His paintings resonates both Eastern and Western philosophies.  His rich Persian heritage provides him with ancient images, sentimental Persian themes and memories of innocence. He draws from the Western influence of modernism found in the works of Klee, Cezanne, Matisse and Bonnard.

His debt to modernism, especially to Matisse, is irrefutable. Earthy hues of pale greens, yellows, purples and reds illuminate the settings and inspire the forms with unique inner vibrations. Though schematic, the treatment of the human face as luminous geometric planes is a profound statement of the artist's quest for spirituality.

Sabzi goes beyond Matisse and creates spatially-revolving, post-modern worlds. Images reflected in mirrors assume a life of their own. The effect is a powerful multiplicity of emotional representation. Here the fantastic is treated as ordinary and the rich fabrics of the paintings resonate intimacy.

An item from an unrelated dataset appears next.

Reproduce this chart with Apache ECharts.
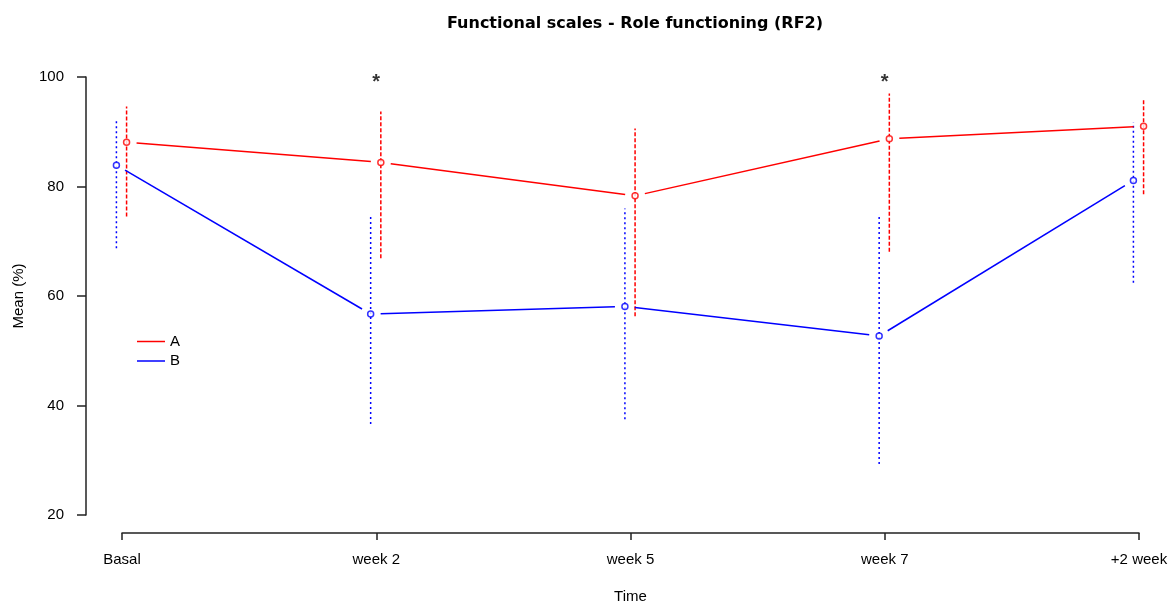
<!DOCTYPE html>
<html>
<head>
<meta charset="utf-8">
<script src="https://cdn.jsdelivr.net/npm/echarts@6/dist/echarts.min.js"></script>
<style>
  html, body { margin: 0; padding: 0; background: #fff; overflow: hidden; }
  #chart { width: 1172px; height: 604px; }
</style>
</head>
<body>
<div id="chart"></div>
<script>
var timepoints = ['Basal', 'week 2', 'week 5', 'week 7', '+2 week'];
var meanA = [88.1, 84.4, 78.3, 88.7, 91.0];
var lowA = [74.5, 66.9, 56.3, 68.1, 78.6];
var highA = [94.6, 93.7, 90.6, 97.0, 96.1];
var meanB = [83.9, 56.7, 58.1, 52.7, 81.1];
var lowB = [68.7, 36.6, 37.5, 29.3, 62.4];
var highB = [92.0, 74.5, 76.0, 74.8, 91.7];
var starIdx = [1, 3];
var starLevel = 99;
var yTicks = [20, 40, 60, 80, 100];

var RED = '#ff0000';
var BLUE = '#0000ff';
var FONT = 'Liberation Sans';

// small horizontal shift so the two groups do not overlap
var offA = 0.018;
var offB = -0.022;

function linkData(mean, off) {
    var out = [];
    for (var i = 0; i < mean.length - 1; i++) {
        out.push([i + off, mean[i], i + 1 + off, mean[i + 1]]);
    }
    return out;
}
function barData(low, high, off) {
    return low.map(function (l, i) { return [i + off, l, high[i]]; });
}
function pointData(mean, off) {
    return mean.map(function (m, i) { return [i + off, m]; });
}

// segment between two points, leaving a gap around each point (R type = "b")
function renderLink(color) {
    return function (params, api) {
        var p0 = api.coord([api.value(0), api.value(1)]);
        var p1 = api.coord([api.value(2), api.value(3)]);
        var dx = p1[0] - p0[0], dy = p1[1] - p0[1];
        var len = Math.sqrt(dx * dx + dy * dy);
        var g = 10;
        var ux = dx / len, uy = dy / len;
        return {
            type: 'line',
            shape: { x1: p0[0] + ux * g, y1: p0[1] + uy * g, x2: p1[0] - ux * g, y2: p1[1] - uy * g },
            style: { stroke: color, lineWidth: 1.5, fill: null }
        };
    };
}
function renderBar(color, dash) {
    return function (params, api) {
        var lo = api.coord([api.value(0), api.value(1)]);
        var hi = api.coord([api.value(0), api.value(2)]);
        return {
            type: 'line',
            shape: { x1: lo[0], y1: lo[1], x2: hi[0], y2: hi[1] },
            style: { stroke: color, lineWidth: 1.5, lineDash: dash, fill: null }
        };
    };
}

var chart = echarts.init(document.getElementById('chart'), null, { renderer: 'canvas', width: 1172, height: 604 });
var option = {
    animation: false,
    backgroundColor: '#ffffff',
    title: {
        text: 'Functional scales - Role functioning (RF2)',
        left: 635,
        top: 16,
        padding: 0,
        textAlign: 'center',
        textStyle: { fontFamily: 'DejaVu Sans', fontWeight: 'bold', fontSize: 16, color: '#000' }
    },
    grid: { left: 122, width: 1017, top: 77, height: 438, outerBoundsMode: 'none' },
    legend: {
        orient: 'vertical',
        left: 137,
        top: 334,
        padding: 0,
        itemWidth: 28,
        itemHeight: 1.5,
        itemGap: 4.5,
        itemTextGap: 15,
        selectedMode: false,
        textStyle: { fontFamily: FONT, fontSize: 15, color: '#000' },
        data: [
            { name: 'A', icon: 'rect', itemStyle: { color: RED } },
            { name: 'B', icon: 'rect', itemStyle: { color: BLUE } }
        ]
    },
    xAxis: {
        type: 'value',
        min: 0,
        max: timepoints.length - 1,
        interval: 1,
        offset: 18,
        name: 'Time',
        nameLocation: 'middle',
        nameGap: 56,
        nameTextStyle: { fontFamily: FONT, fontSize: 15, color: '#000' },
        axisLine: { show: true, onZero: false, lineStyle: { color: '#222', width: 1.5 } },
        axisTick: { show: true, length: 7, lineStyle: { color: '#222', width: 1.5 } },
        axisLabel: {
            fontFamily: FONT, fontSize: 15, color: '#000', margin: 19,
            formatter: function (v) { return timepoints[Math.round(v)]; }
        },
        splitLine: { show: false }
    },
    yAxis: {
        type: 'value',
        min: yTicks[0],
        max: yTicks[yTicks.length - 1],
        interval: 20,
        offset: 36,
        name: 'Mean (%)',
        nameLocation: 'middle',
        nameGap: 60,
        nameTextStyle: { fontFamily: FONT, fontSize: 15, color: '#000' },
        axisLine: { show: true, onZero: false, lineStyle: { color: '#222', width: 1.5 } },
        axisTick: { show: true, length: 9, lineStyle: { color: '#222', width: 1.5 } },
        axisLabel: { fontFamily: FONT, fontSize: 15, color: '#000', margin: 22 },
        splitLine: { show: false }
    },
    series: [
        {
            name: 'A', type: 'custom', clip: false, z: 2,
            renderItem: renderBar(RED, [4, 2]),
            data: barData(lowA, highA, offA)
        },
        {
            name: 'B', type: 'custom', clip: false, z: 2,
            renderItem: renderBar(BLUE, [2, 3]),
            data: barData(lowB, highB, offB)
        },
        {
            name: 'A', type: 'custom', clip: false, z: 3,
            renderItem: renderLink(RED),
            data: linkData(meanA, offA)
        },
        {
            name: 'B', type: 'custom', clip: false, z: 3,
            renderItem: renderLink(BLUE),
            data: linkData(meanB, offB)
        },
        {
            name: 'A', type: 'scatter', clip: false, z: 4,
            symbol: 'circle', symbolSize: 6,
            itemStyle: { color: '#fff', borderColor: RED, borderWidth: 1.5 },
            data: pointData(meanA, offA)
        },
        {
            name: 'B', type: 'scatter', clip: false, z: 4,
            symbol: 'circle', symbolSize: 6,
            itemStyle: { color: '#fff', borderColor: BLUE, borderWidth: 1.5 },
            data: pointData(meanB, offB)
        },
        {
            name: 'sig', type: 'scatter', clip: false, z: 5,
            symbolSize: 0,
            label: {
                show: true, position: 'inside', formatter: '*',
                fontFamily: FONT, fontWeight: 'bold', fontSize: 20, color: '#000'
            },
            data: starIdx.map(function (i) { return [i, starLevel]; })
        }
    ]
};
chart.setOption(option);
</script>
</body>
</html>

An accomplished abstract painter, Sabzi's passion for the spiritual is represented in the open spaces, symbolism and intricate patterns that make up the backgrounds of his compositions. Juxtaposing the complex feelings, body language and attitudes of his predominantly female figures against a backdrop of shapes and forms in space, Sabzi uses texture, lines and color to make artistic statements about love and beauty.